Set the listing down unchanged, minus every embedded image.
* begin Recorded data *
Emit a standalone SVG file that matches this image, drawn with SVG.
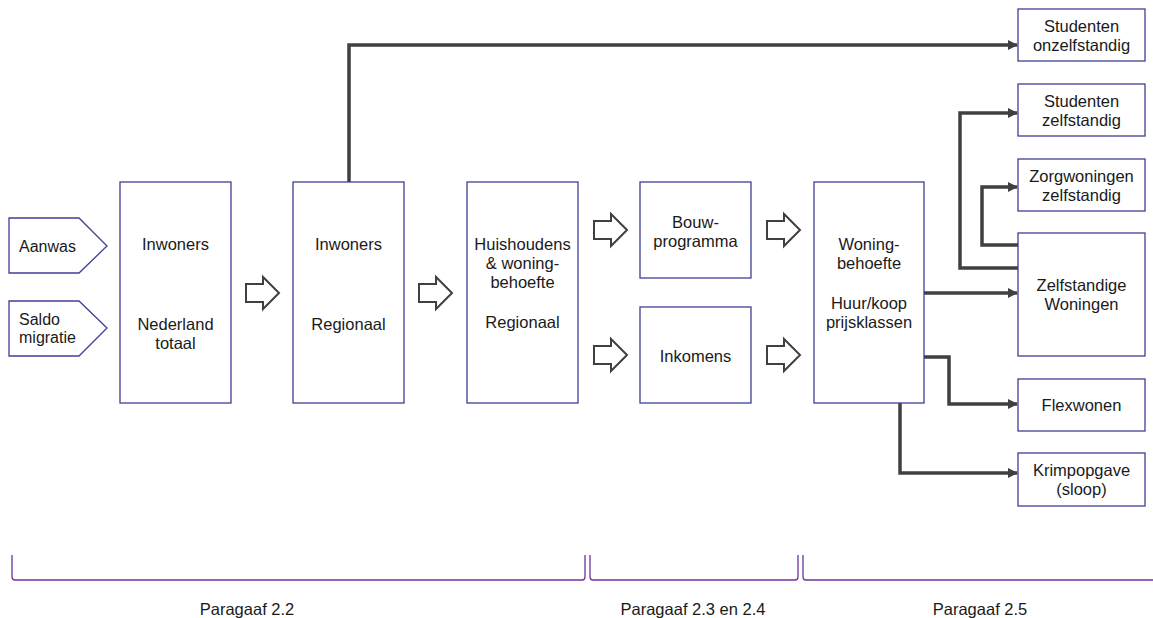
<svg xmlns="http://www.w3.org/2000/svg" width="1153" height="618" viewBox="0 0 1153 618">
<style>
.box{fill:#fff;stroke:#3f3f96;stroke-width:1.3}
.t{font-family:"Liberation Sans",Arial,sans-serif;font-size:16.5px;fill:#1a1a1a;text-anchor:middle}
.tl{font-family:"Liberation Sans",Arial,sans-serif;font-size:16px;fill:#1a1a1a}
.lbl{font-family:"Liberation Sans",Arial,sans-serif;font-size:16.5px;fill:#1a1a1a;text-anchor:middle}
.con{fill:none;stroke:#404040;stroke-width:3.5;stroke-linejoin:miter}
.hol{fill:#fff;stroke:#404040;stroke-width:2}
.br{fill:none;stroke:#7030a0;stroke-width:1.3}
</style>
<defs>
<marker id="ah" markerWidth="10" markerHeight="10" refX="9" refY="5" orient="auto" markerUnits="userSpaceOnUse" viewBox="0 0 10 10">
<path d="M0,0 L10,5 L0,10 Z" fill="#404040"/>
</marker>
<path id="hollow" class="hol" d="M0,-9 H17 V-16 L33,0 L17,16 V9 H0 Z"/>
</defs>

<g id="connectors">
<path class="con" d="M349,182 V45 H1017" marker-end="url(#ah)"/>
<path class="con" d="M1018,268 H960 V113 H1017" marker-end="url(#ah)"/>
<path class="con" d="M1018,245 H982 V187 H1017" marker-end="url(#ah)"/>
<path class="con" d="M924,293 H1017" marker-end="url(#ah)"/>
<path class="con" d="M924,357 H949 V404 H1017" marker-end="url(#ah)"/>
<path class="con" d="M900,403 V473 H1017" marker-end="url(#ah)"/>
<use href="#hollow" x="246" y="293"/>
<use href="#hollow" x="419" y="293"/>
<use href="#hollow" x="594" y="230"/>
<use href="#hollow" x="594" y="355"/>
<use href="#hollow" x="767" y="230"/>
<use href="#hollow" x="767" y="355"/>
</g>

<g id="aanwas">
<path class="box" d="M9,218 H79 L107,246 L79,273 H9 Z"/>
<text class="tl" x="19" y="252">Aanwas</text>
</g>
<g id="saldo">
<path class="box" d="M9,301 H79 L107,328 L79,356 H9 Z"/>
<text class="tl" x="19" y="325">Saldo</text>
<text class="tl" x="19" y="343">migratie</text>
</g>
<g id="inwoners-nl">
<rect class="box" x="120" y="182" width="111" height="221"/>
<text class="t" x="175.5" y="250">Inwoners</text>
<text class="t" x="175.5" y="330">Nederland</text>
<text class="t" x="175.5" y="349">totaal</text>
</g>
<g id="inwoners-reg">
<rect class="box" x="293" y="182" width="111" height="221"/>
<text class="t" x="348.5" y="250">Inwoners</text>
<text class="t" x="348.5" y="330">Regionaal</text>
</g>
<g id="huishoudens">
<rect class="box" x="467" y="182" width="111" height="221"/>
<text class="t" x="522.5" y="250">Huishoudens</text>
<text class="t" x="522.5" y="269">&amp; woning-</text>
<text class="t" x="522.5" y="288">behoefte</text>
<text class="t" x="522.5" y="328">Regionaal</text>
</g>
<g id="bouw">
<rect class="box" x="640" y="182" width="111" height="96"/>
<text class="t" x="695.5" y="228">Bouw-</text>
<text class="t" x="695.5" y="247">programma</text>
</g>
<g id="inkomens">
<rect class="box" x="640" y="307" width="111" height="96"/>
<text class="t" x="695.5" y="362">Inkomens</text>
</g>
<g id="woning">
<rect class="box" x="814" y="182" width="110" height="221"/>
<text class="t" x="869" y="250">Woning-</text>
<text class="t" x="869" y="269">behoefte</text>
<text class="t" x="869" y="309">Huur/koop</text>
<text class="t" x="869" y="328">prijsklassen</text>
</g>
<g id="stud-onz">
<rect class="box" x="1018" y="9" width="127" height="52"/>
<text class="t" x="1081.5" y="32">Studenten</text>
<text class="t" x="1081.5" y="51">onzelfstandig</text>
</g>
<g id="stud-z">
<rect class="box" x="1018" y="84" width="127" height="52"/>
<text class="t" x="1081.5" y="107">Studenten</text>
<text class="t" x="1081.5" y="126">zelfstandig</text>
</g>
<g id="zorg">
<rect class="box" x="1018" y="159" width="127" height="52"/>
<text class="t" x="1081.5" y="182">Zorgwoningen</text>
<text class="t" x="1081.5" y="201">zelfstandig</text>
</g>
<g id="zelfst">
<rect class="box" x="1018" y="233" width="127" height="123"/>
<text class="t" x="1081.5" y="291">Zelfstandige</text>
<text class="t" x="1081.5" y="310">Woningen</text>
</g>
<g id="flex">
<rect class="box" x="1018" y="379" width="127" height="52"/>
<text class="t" x="1081.5" y="411">Flexwonen</text>
</g>
<g id="krimp">
<rect class="box" x="1018" y="453" width="127" height="53"/>
<text class="t" x="1081.5" y="476">Krimpopgave</text>
<text class="t" x="1081.5" y="495">(sloop)</text>
</g>

<g id="brackets">
<path class="br" d="M12,555 V577 Q12,580 15,580 H582 Q585,580 585,577 V555"/>
<path class="br" d="M590,555 V577 Q590,580 593,580 H795 Q798,580 798,577 V555"/>
<path class="br" d="M803,555 V577 Q803,580 806,580 H1153"/>
<text class="lbl" x="247" y="615">Paragaaf 2.2</text>
<text class="lbl" x="693" y="615">Paragaaf 2.3 en 2.4</text>
<text class="lbl" x="980" y="615">Paragaaf 2.5</text>
</g>
</svg>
* end Recorded data *
Answer:
Emit a standalone SVG file that matches this image, drawn with SVG.
<svg xmlns="http://www.w3.org/2000/svg" width="1153" height="618" viewBox="0 0 1153 618">
<style>
.box{fill:#fff;stroke:#3f3f96;stroke-width:1.3}
.t{font-family:"Liberation Sans",Arial,sans-serif;font-size:16.5px;fill:#1a1a1a;text-anchor:middle}
.tl{font-family:"Liberation Sans",Arial,sans-serif;font-size:16px;fill:#1a1a1a}
.lbl{font-family:"Liberation Sans",Arial,sans-serif;font-size:16.5px;fill:#1a1a1a;text-anchor:middle}
.con{fill:none;stroke:#404040;stroke-width:3.5;stroke-linejoin:miter}
.hol{fill:#fff;stroke:#404040;stroke-width:2}
.br{fill:none;stroke:#7030a0;stroke-width:1.3}
</style>
<defs>
<marker id="ah" markerWidth="10" markerHeight="10" refX="9" refY="5" orient="auto" markerUnits="userSpaceOnUse" viewBox="0 0 10 10">
<path d="M0,0 L10,5 L0,10 Z" fill="#404040"/>
</marker>
<path id="hollow" class="hol" d="M0,-9 H17 V-16 L33,0 L17,16 V9 H0 Z"/>
</defs>

<g id="connectors">
<path class="con" d="M349,182 V45 H1017" marker-end="url(#ah)"/>
<path class="con" d="M1018,268 H960 V113 H1017" marker-end="url(#ah)"/>
<path class="con" d="M1018,245 H982 V187 H1017" marker-end="url(#ah)"/>
<path class="con" d="M924,293 H1017" marker-end="url(#ah)"/>
<path class="con" d="M924,357 H949 V404 H1017" marker-end="url(#ah)"/>
<path class="con" d="M900,403 V473 H1017" marker-end="url(#ah)"/>
<use href="#hollow" x="246" y="293"/>
<use href="#hollow" x="419" y="293"/>
<use href="#hollow" x="594" y="230"/>
<use href="#hollow" x="594" y="355"/>
<use href="#hollow" x="767" y="230"/>
<use href="#hollow" x="767" y="355"/>
</g>

<g id="aanwas">
<path class="box" d="M9,218 H79 L107,246 L79,273 H9 Z"/>
<text class="tl" x="19" y="252">Aanwas</text>
</g>
<g id="saldo">
<path class="box" d="M9,301 H79 L107,328 L79,356 H9 Z"/>
<text class="tl" x="19" y="325">Saldo</text>
<text class="tl" x="19" y="343">migratie</text>
</g>
<g id="inwoners-nl">
<rect class="box" x="120" y="182" width="111" height="221"/>
<text class="t" x="175.5" y="250">Inwoners</text>
<text class="t" x="175.5" y="330">Nederland</text>
<text class="t" x="175.5" y="349">totaal</text>
</g>
<g id="inwoners-reg">
<rect class="box" x="293" y="182" width="111" height="221"/>
<text class="t" x="348.5" y="250">Inwoners</text>
<text class="t" x="348.5" y="330">Regionaal</text>
</g>
<g id="huishoudens">
<rect class="box" x="467" y="182" width="111" height="221"/>
<text class="t" x="522.5" y="250">Huishoudens</text>
<text class="t" x="522.5" y="269">&amp; woning-</text>
<text class="t" x="522.5" y="288">behoefte</text>
<text class="t" x="522.5" y="328">Regionaal</text>
</g>
<g id="bouw">
<rect class="box" x="640" y="182" width="111" height="96"/>
<text class="t" x="695.5" y="228">Bouw-</text>
<text class="t" x="695.5" y="247">programma</text>
</g>
<g id="inkomens">
<rect class="box" x="640" y="307" width="111" height="96"/>
<text class="t" x="695.5" y="362">Inkomens</text>
</g>
<g id="woning">
<rect class="box" x="814" y="182" width="110" height="221"/>
<text class="t" x="869" y="250">Woning-</text>
<text class="t" x="869" y="269">behoefte</text>
<text class="t" x="869" y="309">Huur/koop</text>
<text class="t" x="869" y="328">prijsklassen</text>
</g>
<g id="stud-onz">
<rect class="box" x="1018" y="9" width="127" height="52"/>
<text class="t" x="1081.5" y="32">Studenten</text>
<text class="t" x="1081.5" y="51">onzelfstandig</text>
</g>
<g id="stud-z">
<rect class="box" x="1018" y="84" width="127" height="52"/>
<text class="t" x="1081.5" y="107">Studenten</text>
<text class="t" x="1081.5" y="126">zelfstandig</text>
</g>
<g id="zorg">
<rect class="box" x="1018" y="159" width="127" height="52"/>
<text class="t" x="1081.5" y="182">Zorgwoningen</text>
<text class="t" x="1081.5" y="201">zelfstandig</text>
</g>
<g id="zelfst">
<rect class="box" x="1018" y="233" width="127" height="123"/>
<text class="t" x="1081.5" y="291">Zelfstandige</text>
<text class="t" x="1081.5" y="310">Woningen</text>
</g>
<g id="flex">
<rect class="box" x="1018" y="379" width="127" height="52"/>
<text class="t" x="1081.5" y="411">Flexwonen</text>
</g>
<g id="krimp">
<rect class="box" x="1018" y="453" width="127" height="53"/>
<text class="t" x="1081.5" y="476">Krimpopgave</text>
<text class="t" x="1081.5" y="495">(sloop)</text>
</g>

<g id="brackets">
<path class="br" d="M12,555 V577 Q12,580 15,580 H582 Q585,580 585,577 V555"/>
<path class="br" d="M590,555 V577 Q590,580 593,580 H795 Q798,580 798,577 V555"/>
<path class="br" d="M803,555 V577 Q803,580 806,580 H1153"/>
<text class="lbl" x="247" y="615">Paragaaf 2.2</text>
<text class="lbl" x="693" y="615">Paragaaf 2.3 en 2.4</text>
<text class="lbl" x="980" y="615">Paragaaf 2.5</text>
</g>
</svg>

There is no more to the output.